STATED GOAL: Reproduce exactly only the lines from the line that holds "Rebuild this chart" to the line that holds "650, 670, 700];", inclusive, in the listing below, and please leave out every picture.

PROVIDED RECORDS:

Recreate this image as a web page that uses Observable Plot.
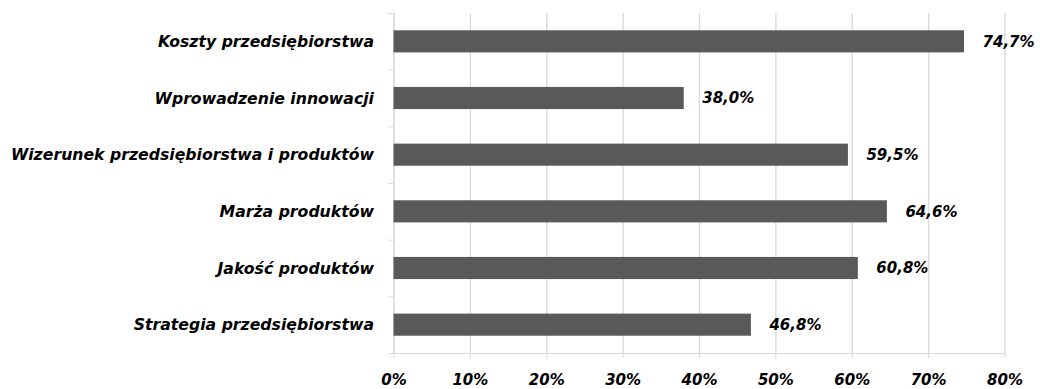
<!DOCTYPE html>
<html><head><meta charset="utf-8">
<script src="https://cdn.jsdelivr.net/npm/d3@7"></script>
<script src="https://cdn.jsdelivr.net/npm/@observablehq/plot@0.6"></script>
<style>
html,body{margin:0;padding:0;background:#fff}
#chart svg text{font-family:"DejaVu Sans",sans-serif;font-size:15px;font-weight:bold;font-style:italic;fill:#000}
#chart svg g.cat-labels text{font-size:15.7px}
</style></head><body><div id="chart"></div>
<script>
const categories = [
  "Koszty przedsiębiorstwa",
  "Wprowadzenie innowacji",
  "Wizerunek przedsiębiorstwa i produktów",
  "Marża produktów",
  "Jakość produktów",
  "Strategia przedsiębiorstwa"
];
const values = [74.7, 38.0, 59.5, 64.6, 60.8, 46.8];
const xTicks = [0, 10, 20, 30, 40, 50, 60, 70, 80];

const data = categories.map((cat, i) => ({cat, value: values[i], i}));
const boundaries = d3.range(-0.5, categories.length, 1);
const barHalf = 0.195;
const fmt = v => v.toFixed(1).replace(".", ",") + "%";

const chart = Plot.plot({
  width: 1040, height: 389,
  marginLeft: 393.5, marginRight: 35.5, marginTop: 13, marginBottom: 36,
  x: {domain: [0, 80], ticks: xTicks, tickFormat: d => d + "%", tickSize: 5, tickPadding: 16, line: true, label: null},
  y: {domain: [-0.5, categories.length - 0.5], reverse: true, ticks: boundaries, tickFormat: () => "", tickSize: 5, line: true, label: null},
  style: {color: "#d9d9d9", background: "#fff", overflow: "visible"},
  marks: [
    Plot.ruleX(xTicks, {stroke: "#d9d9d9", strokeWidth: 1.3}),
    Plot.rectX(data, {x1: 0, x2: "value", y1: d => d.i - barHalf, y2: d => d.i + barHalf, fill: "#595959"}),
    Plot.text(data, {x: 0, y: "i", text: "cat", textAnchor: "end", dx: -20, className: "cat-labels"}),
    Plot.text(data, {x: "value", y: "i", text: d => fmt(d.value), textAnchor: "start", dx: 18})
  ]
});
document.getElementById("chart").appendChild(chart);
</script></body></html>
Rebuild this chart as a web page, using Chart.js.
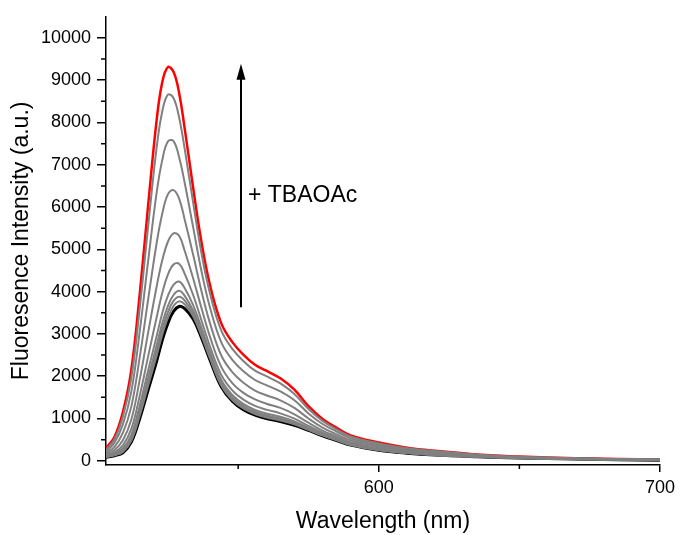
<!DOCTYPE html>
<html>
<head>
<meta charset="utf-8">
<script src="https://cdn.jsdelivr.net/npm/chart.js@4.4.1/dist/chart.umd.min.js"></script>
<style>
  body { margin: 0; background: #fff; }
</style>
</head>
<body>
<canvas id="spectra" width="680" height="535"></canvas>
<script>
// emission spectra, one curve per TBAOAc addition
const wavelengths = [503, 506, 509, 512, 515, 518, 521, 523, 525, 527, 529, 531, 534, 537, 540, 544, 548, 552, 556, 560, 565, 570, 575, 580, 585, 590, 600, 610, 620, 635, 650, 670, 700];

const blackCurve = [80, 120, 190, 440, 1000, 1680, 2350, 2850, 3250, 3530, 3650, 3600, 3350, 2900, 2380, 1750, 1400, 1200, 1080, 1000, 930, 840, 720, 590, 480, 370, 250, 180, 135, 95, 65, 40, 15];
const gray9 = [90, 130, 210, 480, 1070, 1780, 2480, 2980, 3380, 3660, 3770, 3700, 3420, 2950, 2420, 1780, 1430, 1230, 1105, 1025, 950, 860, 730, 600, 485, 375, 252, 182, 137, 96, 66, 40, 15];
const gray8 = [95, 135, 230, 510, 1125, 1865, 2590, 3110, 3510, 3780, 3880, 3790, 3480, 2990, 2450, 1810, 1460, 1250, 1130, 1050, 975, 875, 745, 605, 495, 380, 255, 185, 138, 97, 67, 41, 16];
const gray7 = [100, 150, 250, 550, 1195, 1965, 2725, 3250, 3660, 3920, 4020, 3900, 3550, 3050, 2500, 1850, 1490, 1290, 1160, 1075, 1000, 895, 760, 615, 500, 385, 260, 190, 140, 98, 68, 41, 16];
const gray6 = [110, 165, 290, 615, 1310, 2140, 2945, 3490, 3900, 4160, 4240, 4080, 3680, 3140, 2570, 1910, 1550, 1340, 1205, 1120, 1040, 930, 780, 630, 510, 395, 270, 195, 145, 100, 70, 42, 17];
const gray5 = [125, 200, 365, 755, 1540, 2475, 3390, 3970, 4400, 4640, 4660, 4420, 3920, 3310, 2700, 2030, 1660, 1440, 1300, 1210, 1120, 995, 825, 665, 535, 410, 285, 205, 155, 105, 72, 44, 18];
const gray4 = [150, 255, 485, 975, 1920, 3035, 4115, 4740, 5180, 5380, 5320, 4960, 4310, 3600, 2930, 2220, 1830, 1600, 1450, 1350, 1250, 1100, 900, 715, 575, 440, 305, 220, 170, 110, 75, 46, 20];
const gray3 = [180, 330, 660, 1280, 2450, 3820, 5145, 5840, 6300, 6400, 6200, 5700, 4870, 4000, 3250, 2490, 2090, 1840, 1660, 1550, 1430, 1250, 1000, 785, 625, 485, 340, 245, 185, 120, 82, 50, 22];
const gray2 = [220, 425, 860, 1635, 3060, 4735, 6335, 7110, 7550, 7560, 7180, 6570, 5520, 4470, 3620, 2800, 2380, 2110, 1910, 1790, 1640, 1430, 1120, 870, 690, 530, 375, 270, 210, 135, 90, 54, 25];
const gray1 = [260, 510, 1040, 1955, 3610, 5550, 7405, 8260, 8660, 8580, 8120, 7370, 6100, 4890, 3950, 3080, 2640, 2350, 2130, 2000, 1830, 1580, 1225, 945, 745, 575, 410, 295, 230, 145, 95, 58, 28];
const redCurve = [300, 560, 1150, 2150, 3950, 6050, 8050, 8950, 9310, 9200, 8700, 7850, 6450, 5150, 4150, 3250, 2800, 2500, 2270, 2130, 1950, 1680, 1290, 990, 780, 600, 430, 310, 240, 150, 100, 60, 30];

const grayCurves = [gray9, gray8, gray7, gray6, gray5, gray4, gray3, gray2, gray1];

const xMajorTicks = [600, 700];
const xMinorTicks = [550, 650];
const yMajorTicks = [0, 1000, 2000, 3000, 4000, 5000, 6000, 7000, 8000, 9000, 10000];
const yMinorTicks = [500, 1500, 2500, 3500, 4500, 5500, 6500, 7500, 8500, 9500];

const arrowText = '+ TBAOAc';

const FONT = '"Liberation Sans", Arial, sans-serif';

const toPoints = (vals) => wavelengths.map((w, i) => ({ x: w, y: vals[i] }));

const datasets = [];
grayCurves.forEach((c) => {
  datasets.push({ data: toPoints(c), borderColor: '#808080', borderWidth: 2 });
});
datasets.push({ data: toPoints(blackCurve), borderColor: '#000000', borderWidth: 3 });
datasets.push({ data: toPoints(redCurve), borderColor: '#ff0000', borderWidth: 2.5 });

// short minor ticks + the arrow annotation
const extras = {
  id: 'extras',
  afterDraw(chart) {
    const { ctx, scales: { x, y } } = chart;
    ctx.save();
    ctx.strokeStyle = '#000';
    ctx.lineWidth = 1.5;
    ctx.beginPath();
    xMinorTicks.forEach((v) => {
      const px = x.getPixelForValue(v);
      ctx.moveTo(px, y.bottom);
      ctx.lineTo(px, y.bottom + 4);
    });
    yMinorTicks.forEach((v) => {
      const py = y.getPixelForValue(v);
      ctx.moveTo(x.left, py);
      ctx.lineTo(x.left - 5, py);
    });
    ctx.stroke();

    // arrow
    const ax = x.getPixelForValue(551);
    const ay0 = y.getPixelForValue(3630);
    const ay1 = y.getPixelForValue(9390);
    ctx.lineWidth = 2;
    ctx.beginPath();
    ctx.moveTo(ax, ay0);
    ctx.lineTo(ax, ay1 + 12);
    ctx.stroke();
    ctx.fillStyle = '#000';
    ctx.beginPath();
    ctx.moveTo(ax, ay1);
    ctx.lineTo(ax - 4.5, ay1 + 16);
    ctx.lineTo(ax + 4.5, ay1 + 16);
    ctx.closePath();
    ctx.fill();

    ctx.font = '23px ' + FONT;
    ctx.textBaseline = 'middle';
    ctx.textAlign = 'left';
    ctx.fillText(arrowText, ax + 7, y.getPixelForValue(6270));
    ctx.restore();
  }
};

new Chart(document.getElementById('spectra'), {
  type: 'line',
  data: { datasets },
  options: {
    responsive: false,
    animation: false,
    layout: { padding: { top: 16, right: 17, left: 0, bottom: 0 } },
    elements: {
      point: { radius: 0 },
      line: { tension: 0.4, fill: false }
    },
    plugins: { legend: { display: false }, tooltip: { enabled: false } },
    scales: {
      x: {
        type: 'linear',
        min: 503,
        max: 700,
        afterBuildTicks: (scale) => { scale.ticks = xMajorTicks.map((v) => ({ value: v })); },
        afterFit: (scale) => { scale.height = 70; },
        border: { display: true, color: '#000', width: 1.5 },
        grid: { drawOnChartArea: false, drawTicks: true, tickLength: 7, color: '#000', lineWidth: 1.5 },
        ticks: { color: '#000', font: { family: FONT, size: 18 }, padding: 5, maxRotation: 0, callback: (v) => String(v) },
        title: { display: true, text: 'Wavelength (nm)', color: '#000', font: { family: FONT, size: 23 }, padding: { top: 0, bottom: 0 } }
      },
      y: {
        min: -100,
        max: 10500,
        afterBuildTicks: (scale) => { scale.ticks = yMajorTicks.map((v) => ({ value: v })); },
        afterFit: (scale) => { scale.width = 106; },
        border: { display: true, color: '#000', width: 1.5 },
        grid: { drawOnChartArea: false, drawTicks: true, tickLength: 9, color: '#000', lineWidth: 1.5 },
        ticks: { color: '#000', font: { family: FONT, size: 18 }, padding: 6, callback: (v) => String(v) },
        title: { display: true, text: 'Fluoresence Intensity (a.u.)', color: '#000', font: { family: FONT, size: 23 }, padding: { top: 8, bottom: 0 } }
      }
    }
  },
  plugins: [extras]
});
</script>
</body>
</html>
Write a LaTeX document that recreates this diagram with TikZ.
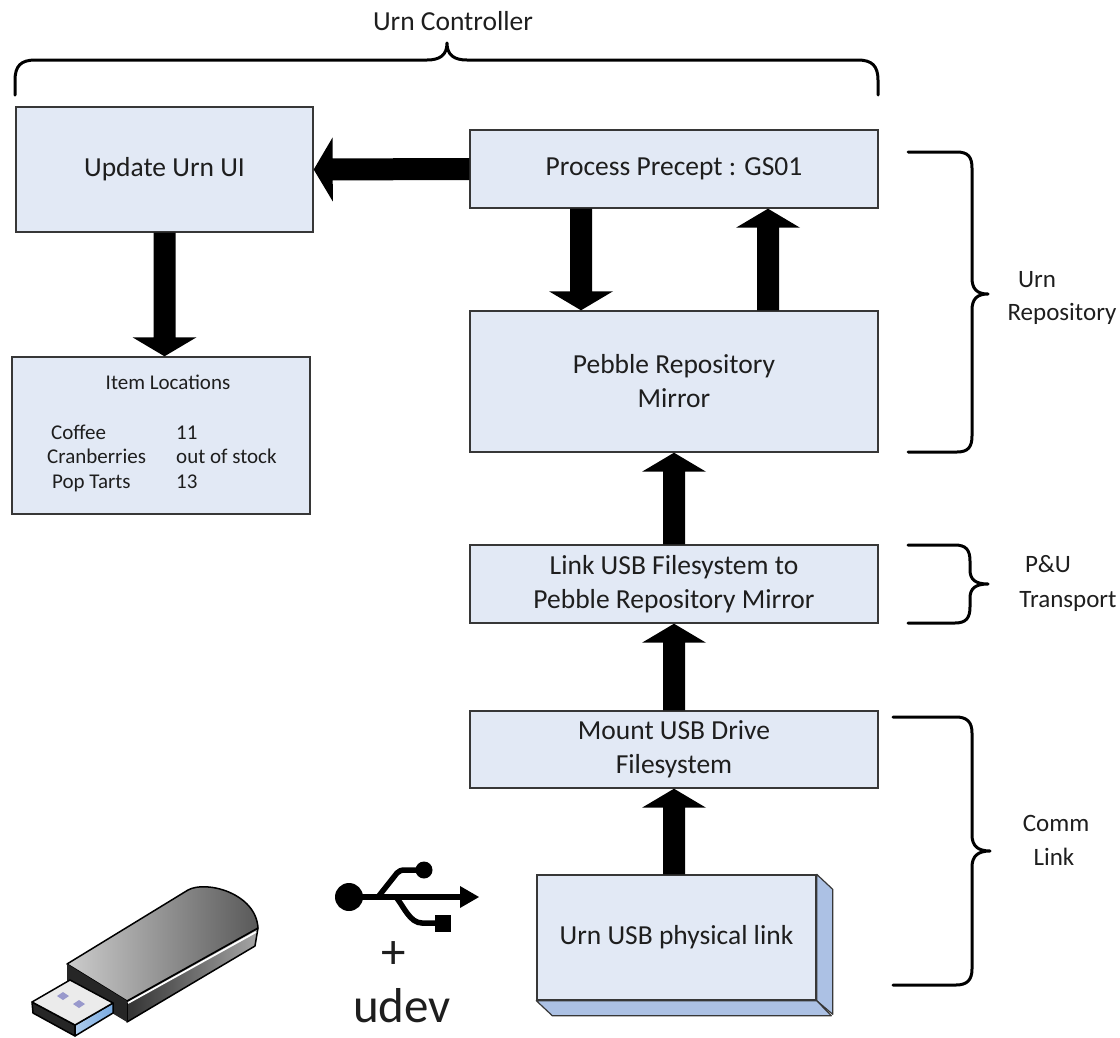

RESULT BELOW:
Rebuild this chart as a web page, using Chart.js.
<!DOCTYPE html>
<html>
<head>
<meta charset="utf-8">
<script src="https://cdn.jsdelivr.net/npm/chart.js@4.4.1/dist/chart.umd.min.js"></script>
<style>
  body { margin: 0; background: #fff; }
</style>
</head>
<body>
<canvas id="spectra" width="680" height="535"></canvas>
<script>
// emission spectra, one curve per TBAOAc addition
const wavelengths = [503, 506, 509, 512, 515, 518, 521, 523, 525, 527, 529, 531, 534, 537, 540, 544, 548, 552, 556, 560, 565, 570, 575, 580, 585, 590, 600, 610, 620, 635, 650, 670, 700];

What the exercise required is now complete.